Mosasaurus, the Film Star
If you remember a particular film scene from a summer blockbuster about dinosaurs —where a giant water monster erupts from below to grab a great white shark before crashing back and showering the crowd with water, that’s the cinematic version of a mosasaurus. The real version was around 56 feet long (just over 17 meters), which is similar in size to a megalodon. The mosasaurus lived during the Cretaceous period, around 145.5 to 65.5 million years ago.
As NewsWeek notes, these weren’t truly dinosaurs but reptiles and distant relatives of today’s iguana. Science Daily describes fossil skeletons found in Morocco as having a short, wide muzzle and looking like a Komodo dragon with flippers. The fossil records of this species show a shark-like fin tail for moving through water, as well as a set of palatal teeth. This secondary row of huge conical teeth helped the Mosasaurus prevent prey from escaping once they were grabbed. Tooth evidence shows that the mosasaurus ate more than just fish, as damage to teeth and healed fractures in jaw bones show that larger animals were munched as prey, and that the mosasaurus lived a violent life as an ocean apex predator.

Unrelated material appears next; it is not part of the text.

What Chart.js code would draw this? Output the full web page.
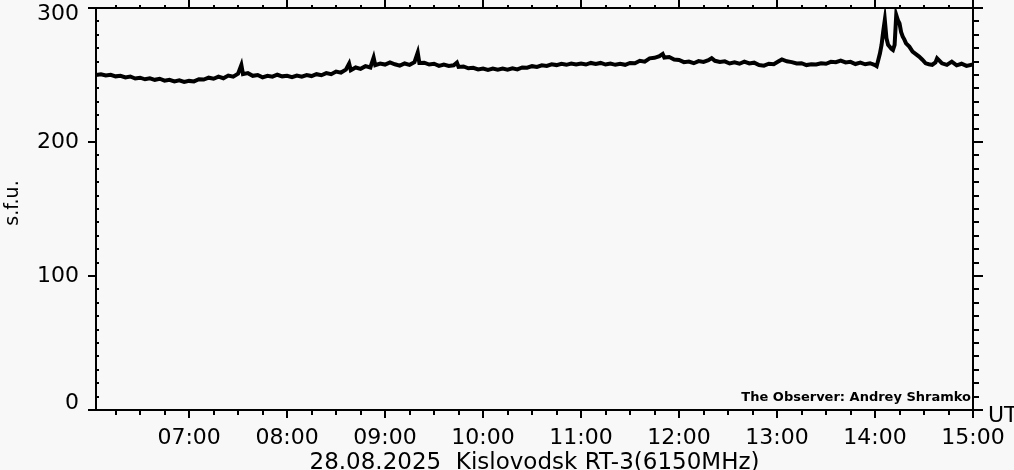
<!DOCTYPE html>
<html lang="en">
<head>
    <meta charset="UTF-8">
    <title>Kislovodsk RT-3 6150MHz</title>
    <script src="https://cdn.jsdelivr.net/npm/chart.js"></script>
    <style>
        html, body { margin: 0; padding: 0; background: #f8f8f8; }
        #wrap { width: 1014px; height: 470px; }
    </style>
</head>
<body>
    <div id="wrap"><canvas id="flux-chart"></canvas></div>

    <script>
        // time (UT) of each reading
        const times = [
            '06:03', '06:06', '06:09', '06:12', '06:15', '06:18', '06:21', '06:24', '06:27', '06:30',
            '06:33', '06:36', '06:39', '06:42', '06:45', '06:48', '06:51', '06:54', '06:57', '07:00',
            '07:03', '07:06', '07:09', '07:12', '07:15', '07:18', '07:21', '07:24', '07:27', '07:30',
            '07:32', '07:33', '07:36', '07:39', '07:42', '07:45', '07:48', '07:51', '07:54', '07:57',
            '08:00', '08:03', '08:06', '08:09', '08:12', '08:15', '08:18', '08:21', '08:24', '08:27',
            '08:30', '08:33', '08:36', '08:38', '08:39', '08:42', '08:45', '08:48', '08:51', '08:53',
            '08:54', '08:57', '09:00', '09:03', '09:06', '09:09', '09:12', '09:15', '09:18', '09:20',
            '09:21', '09:24', '09:27', '09:30', '09:33', '09:36', '09:39', '09:42', '09:44', '09:45',
            '09:48', '09:51', '09:54', '09:57', '10:00', '10:03', '10:06', '10:09', '10:12', '10:15',
            '10:18', '10:21', '10:24', '10:27', '10:30', '10:33', '10:36', '10:39', '10:42', '10:45',
            '10:48', '10:51', '10:54', '10:57', '11:00', '11:03', '11:06', '11:09', '11:12', '11:15',
            '11:18', '11:21', '11:24', '11:27', '11:30', '11:33', '11:36', '11:39', '11:42', '11:45',
            '11:48', '11:50', '11:51', '11:54', '11:57', '12:00', '12:03', '12:06', '12:09', '12:12',
            '12:15', '12:18', '12:20', '12:22', '12:25', '12:28', '12:31', '12:34', '12:37', '12:40',
            '12:43', '12:46', '12:49', '12:52', '12:55', '12:58', '13:01', '13:03', '13:06', '13:09',
            '13:12', '13:15', '13:18', '13:21', '13:24', '13:27', '13:30', '13:33', '13:36', '13:39',
            '13:42', '13:45', '13:48', '13:51', '13:54', '13:57', '14:00', '14:01', '14:02', '14:03',
            '14:04', '14:05', '14:06', '14:07', '14:08', '14:09', '14:10', '14:11', '14:12', '14:13',
            '14:14', '14:15', '14:16', '14:17', '14:18', '14:19', '14:21', '14:23', '14:25', '14:27',
            '14:29', '14:31', '14:33', '14:35', '14:37', '14:38', '14:40', '14:41', '14:44', '14:47',
            '14:50', '14:53', '14:56', '15:00'
        ];
        // flux in solar flux units
        const sfu = [
            250.0, 250.5, 249.6, 250.2, 249.0, 249.4, 248.2, 248.9, 247.4, 248.0,
            246.8, 247.5, 246.4, 247.2, 245.8, 246.4, 245.2, 246.0, 244.8, 245.6,
            245.2, 246.8, 246.6, 248.0, 247.2, 248.8, 247.6, 249.6, 248.8, 251.0,
            257.5, 250.6, 251.4, 249.4, 250.0, 248.2, 249.4, 248.8, 250.2, 249.0,
            249.4, 248.4, 249.6, 248.8, 250.0, 249.2, 250.6, 249.8, 251.4, 250.6,
            252.6, 251.8, 254.0, 258.6, 253.6, 255.6, 254.6, 256.6, 255.6, 263.0,
            257.4, 258.6, 257.8, 259.4, 258.0, 257.0, 258.6, 257.6, 259.6, 266.7,
            259.0, 259.2, 257.8, 258.4, 256.8, 257.8, 256.8, 257.2, 259.2, 256.0,
            256.4, 255.0, 255.4, 254.2, 254.8, 253.8, 254.8, 254.0, 254.8, 254.0,
            255.0, 254.2, 255.6, 255.4, 256.6, 256.0, 257.2, 256.8, 258.0, 257.4,
            258.4, 257.6, 258.6, 257.8, 258.6, 257.8, 259.0, 258.2, 259.0, 257.8,
            258.6, 257.6, 258.4, 257.6, 259.0, 258.8, 260.6, 260.0, 262.4, 262.8,
            264.0, 265.7, 263.0, 263.4, 261.6, 261.2, 259.6, 260.0, 258.8, 260.4,
            259.8, 261.0, 262.6, 260.6, 259.8, 260.2, 258.6, 259.4, 258.4, 260.0,
            258.6, 259.2, 257.4, 257.0, 258.4, 258.0, 260.2, 261.6, 260.2, 259.6,
            258.6, 258.8, 257.4, 258.0, 257.8, 258.8, 258.4, 259.8, 259.6, 260.8,
            259.4, 259.8, 258.2, 259.2, 258.0, 258.8, 257.4, 256.6, 261.2, 266.0,
            272.4, 282.3, 291.0, 277.4, 272.6, 271.1, 269.6, 268.7, 272.4, 294.8,
            291.0, 288.6, 282.0, 278.6, 276.4, 273.6, 271.2, 267.4, 265.6, 263.7,
            261.4, 258.7, 258.0, 257.5, 259.4, 262.4, 260.0, 258.7, 257.6, 260.0,
            257.2, 258.4, 256.8, 257.8
        ];
        const yTicks = [0, 100, 200, 300];
        const hourTicks = ['07:00', '08:00', '09:00', '10:00', '11:00', '12:00', '13:00', '14:00', '15:00'];

        const toMin = t => { const p = t.split(':'); return +p[0] * 60 + +p[1]; };
        const points = times.map((t, i) => ({ x: toMin(t), y: sfu[i] }));

        const FONT = '"DejaVu Sans", sans-serif';

        // frame, tick marks and all the texts of the old IDL style plot
        const framePlugin = {
            id: 'frame',
            afterDraw(chart) {
                const ctx = chart.ctx;
                const a = chart.chartArea;
                const xs = chart.scales.x, ys = chart.scales.y;
                ctx.save();
                ctx.strokeStyle = '#000';
                ctx.fillStyle = '#000';
                ctx.lineWidth = 2;
                ctx.strokeRect(a.left, a.top, a.right - a.left, a.bottom - a.top);

                ctx.beginPath();
                // y ticks every 10 sfu
                for (let v = 0; v <= 300; v += 10) {
                    const y = Math.round(ys.getPixelForValue(v));
                    if (v % 100 === 0) {
                        ctx.moveTo(a.left - 8, y); ctx.lineTo(a.left, y);
                        ctx.moveTo(a.right, y); ctx.lineTo(a.right + 10, y);
                    } else {
                        ctx.moveTo(a.left, y); ctx.lineTo(a.left + 3, y);
                        ctx.moveTo(a.right, y); ctx.lineTo(a.right + 6, y);
                    }
                }
                // x ticks every 15 minutes
                for (let m = 375; m <= 900; m += 15) {
                    const x = Math.round(xs.getPixelForValue(m));
                    const major = m % 60 === 0;
                    ctx.moveTo(x, a.top); ctx.lineTo(x, a.top - (major ? 8 : 3));
                    ctx.moveTo(x, a.bottom); ctx.lineTo(x, a.bottom + (major ? 8 : 5));
                }
                ctx.stroke();

                ctx.font = '22px ' + FONT;
                ctx.textAlign = 'right';
                ctx.textBaseline = 'middle';
                yTicks.forEach(v => {
                    let y = ys.getPixelForValue(v);
                    y = Math.min(Math.max(y, 14), 403);
                    ctx.fillText(String(v), 79, y);
                });

                ctx.textAlign = 'center';
                hourTicks.forEach(t => {
                    ctx.fillText(t, xs.getPixelForValue(toMin(t)), 438);
                });

                ctx.textAlign = 'left';
                ctx.fillText('UT', 988, 416);

                ctx.font = '23px ' + FONT;
                ctx.textAlign = 'center';
                ctx.textBaseline = 'alphabetic';
                ctx.fillText('28.08.2025  Kislovodsk RT-3(6150MHz)', (a.left + a.right) / 2, 469);

                ctx.save();
                ctx.translate(13, 203);
                ctx.rotate(-Math.PI / 2);
                ctx.textBaseline = 'middle';
                ctx.font = '19px ' + FONT;
                ctx.fillText('s.f.u.', 0, 0);
                ctx.restore();

                ctx.font = 'bold 13px ' + FONT;
                ctx.textAlign = 'right';
                ctx.textBaseline = 'middle';
                ctx.fillText('The Observer: Andrey Shramko', a.right - 2, 398);
                ctx.restore();
            }
        };

        const ctx = document.getElementById('flux-chart').getContext('2d');
        new Chart(ctx, {
            type: 'line',
            data: {
                datasets: [{
                    label: '6150MHz',
                    data: points,
                    borderColor: '#000',
                    borderWidth: 4,
                    pointRadius: 0,
                    tension: 0,
                    fill: false
                }]
            },
            options: {
                responsive: true,
                maintainAspectRatio: false,
                animation: false,
                layout: { padding: { left: 96, top: 8, right: 41, bottom: 60 } },
                plugins: { legend: { display: false }, tooltip: { enabled: false } },
                scales: {
                    x: { type: 'linear', min: 363, max: 900, display: false },
                    y: { min: 0, max: 300, display: false }
                }
            },
            plugins: [framePlugin]
        });
    </script>
</body>
</html>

Ichthyosaur, the Sea Dragon
An ichthyosaur fossil found in a Rutland Water excavation in the UK shows that the 180-million-year-old sea dragon had a 2-meter (around 6 feet) skull that weighed around one metric ton (over 2,000 pounds). The 10-meter (around 33 feet) specimen is the largest, most complete ichthyosaur fossil skeleton ever found, though The Guardian notes that this species could be anywhere from 1 to 25 meters long. This prehistoric reptile, which was alive during the Jurassic period, became extinct around 90 million years ago.